2. It is short and intentional
For a product launch, sixty to ninety seconds is the sweet spot for social and landing pages. If you need a longer cut for sales teams or investors, produce it separately. But your primary launch video should be tight, fast, and end with a clear call to action.
3. It is built for the platform
A video made for your website does not automatically work for Instagram or LinkedIn. Think about where your audience will see it first and design accordingly. Vertical formats for mobile, captions for silent viewing, and a strong opening frame that works even without audio.
4. It matches your brand voice
Playful SaaS brands should have playful launch videos. Enterprise products might need a more polished, credibility-focused approach. The visual language, the music, the script tone and all of it should feel consistent with everything else your brand puts out.
Video Formats That Work for Product Launches
There is no single right format. The best choice depends on your product, audience, and goals. Some formats that consistently work well:
• Explainer videos: Walk viewers through what the product does and why it matters
• Demo videos: Show the product in use with real interface footage
• Founder story videos: Put a face to the brand and build an emotional connection
• Teaser clips: Build anticipation before the full launch with short, mysterious previews
• Customer testimonials: If you have early users, let them do the talking
The ROI Case for Launch Videos
If budget is the hesitation, consider this: product launch videos are not a one-time use asset. It lives on your website homepage. It runs as a paid ad. It gets clipped into social content. It is embedded in sales emails and investor decks. The production cost is spread across a dozen use cases.
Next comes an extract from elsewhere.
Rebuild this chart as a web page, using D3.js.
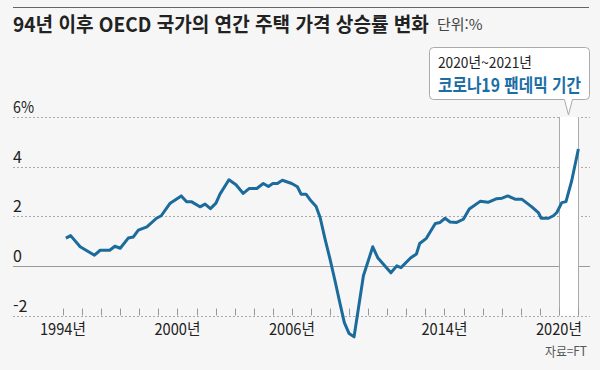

Brands that invest in launch video consistently report higher engagement, longer time on page, improved ad performance, and better conversion rates on landing pages. The math usually works in favour of producing the video.
Where to Start
You do not need a Hollywood budget to make a great launch video. You need a clear script, a strong concept, and the right production partner who understands your product and your audience.
Start by asking yourself: if someone watched this video with no prior knowledge of our brand, would they understand what we do, why it matters, and what to do next? If the answer is yes, you have a good launch video. If not, keep refining.
The press release is not going anywhere. But if it is the only thing carrying your next product launch, you are leaving a lot on the table.